The major player in the restaurant’s setting is Kathleen McMullen-Coady, the owner of Tower Design in Ojai. “I’ve been working on this project for a year and a half; I came in when it was studded,” says Coady, who moved to Ojai from San Francisco two years ago. “One of my degrees is in art history, and I’ve worked on historic buildings before. We took the existing woodwork, ceiling design, the railing, and we used that as inspiration for the structure for the design of the downstairs. We really wanted to give a feel of 1929, when people took influences from both Deco and Spanish Revival architecture. It was a fusion.”

The third floor, on the other hand, is thoroughly modern, accessed by a slick elevator that takes guests through the years into a different world. “We wanted to have wave forms that people could experience,” she says. “The tile around the fireplace is called fire and ice. It’s made by Ann Saks, a high-end tile designer. The colors of the fabrics will be blue, everything from medium blue to gray blue to cobalt blue to slate blue. When you look at the ocean, you see a range of blue. When you look at the sky, there’s a whole other range of blue. Essentially, we tried to bring the fresh air and the sea together upstairs.”

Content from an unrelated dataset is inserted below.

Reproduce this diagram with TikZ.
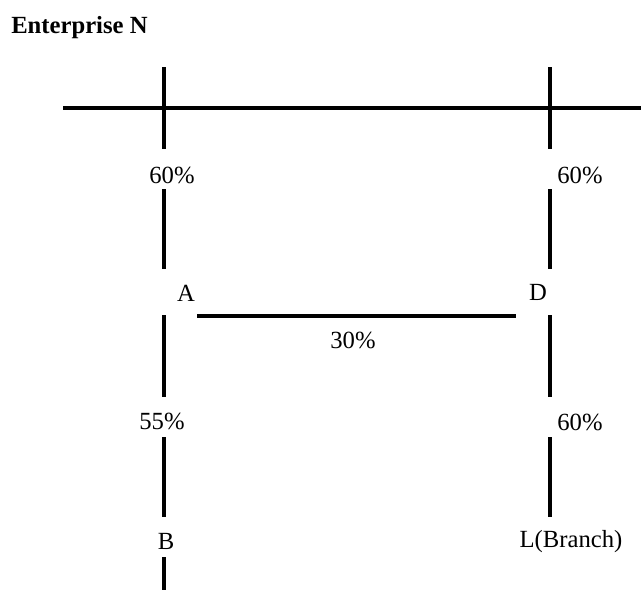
\documentclass[tikz,border=0pt]{standalone}
\usepackage{fontspec}
\setmainfont{Liberation Serif}
\begin{document}
\begin{tikzpicture}[x=0.75pt,y=-0.75pt,
  seg/.style={line width=2.3pt},
  lbl/.style={inner sep=0pt,font=\fontsize{18.5pt}{20pt}\selectfont},
  ttl/.style={inner sep=0pt,anchor=west,font=\fontsize{18.5pt}{20pt}\selectfont\bfseries}]
\useasboundingbox (0,0) rectangle (641,590);
% title
\node[ttl] (title) at (11,28) {Enterprise N};
% labels
\node[lbl] (pAtop) at (172,175) {60\%};
\node[lbl] (pDtop) at (580,175) {60\%};
\node[lbl] (A) at (186,293) {A};
\node[lbl] (D) at (538,292) {D};
\node[lbl] (pAD) at (353,340) {30\%};
\node[lbl] (pAB) at (162,421) {55\%};
\node[lbl] (pDL) at (580,422) {60\%};
\node[lbl] (B) at (166,541) {B};
\node[lbl] (L) at (571,542) {L(Branch)};
% coordinates
\coordinate (h1) at (63,108);
\coordinate (h2) at (641,108);
\foreach \n/\y in {a/67,b/149,c/189,d/269,e/315,f/397,g/437,h/517,i/557,j/590}{
  \coordinate (l\n) at (164,\y);
  \coordinate (r\n) at (550,\y);
}
\coordinate (ad1) at (197,316);
\coordinate (ad2) at (516,316);
% lines
\draw[seg] (h1) -- (h2);
\draw[seg] (la) -- (lb);
\draw[seg] (lc) -- (ld);
\draw[seg] (le) -- (lf);
\draw[seg] (lg) -- (lh);
\draw[seg] (li) -- (lj);
\draw[seg] (ra) -- (rb);
\draw[seg] (rc) -- (rd);
\draw[seg] (re) -- (rf);
\draw[seg] (rg) -- (rh);
\draw[seg] (ad1) -- (ad2);
\end{tikzpicture}
\end{document}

After working on Watermark for three years, Hartley is understandably enthusiastic. The end is finally in sight.

“The wow factor,” he says, “is in the detail. We’ve preserved the historic integrity of the building and handled the detail from art work to tiles to African mahogany…We’ve spent an enormous amount of energy to create an amazingly detailed restaurant.”

On July 26, Watermark will be the site of a benefit party before the red-carpet premiere of Kevin Costner’s new film, Swing Vote. A major movie premiere—not in Hollywood or New York, but right here in Downtown Ventura. Yes, Hollywood is coming to Ventura, and the local dining scene is poised to take its biggest leap yet.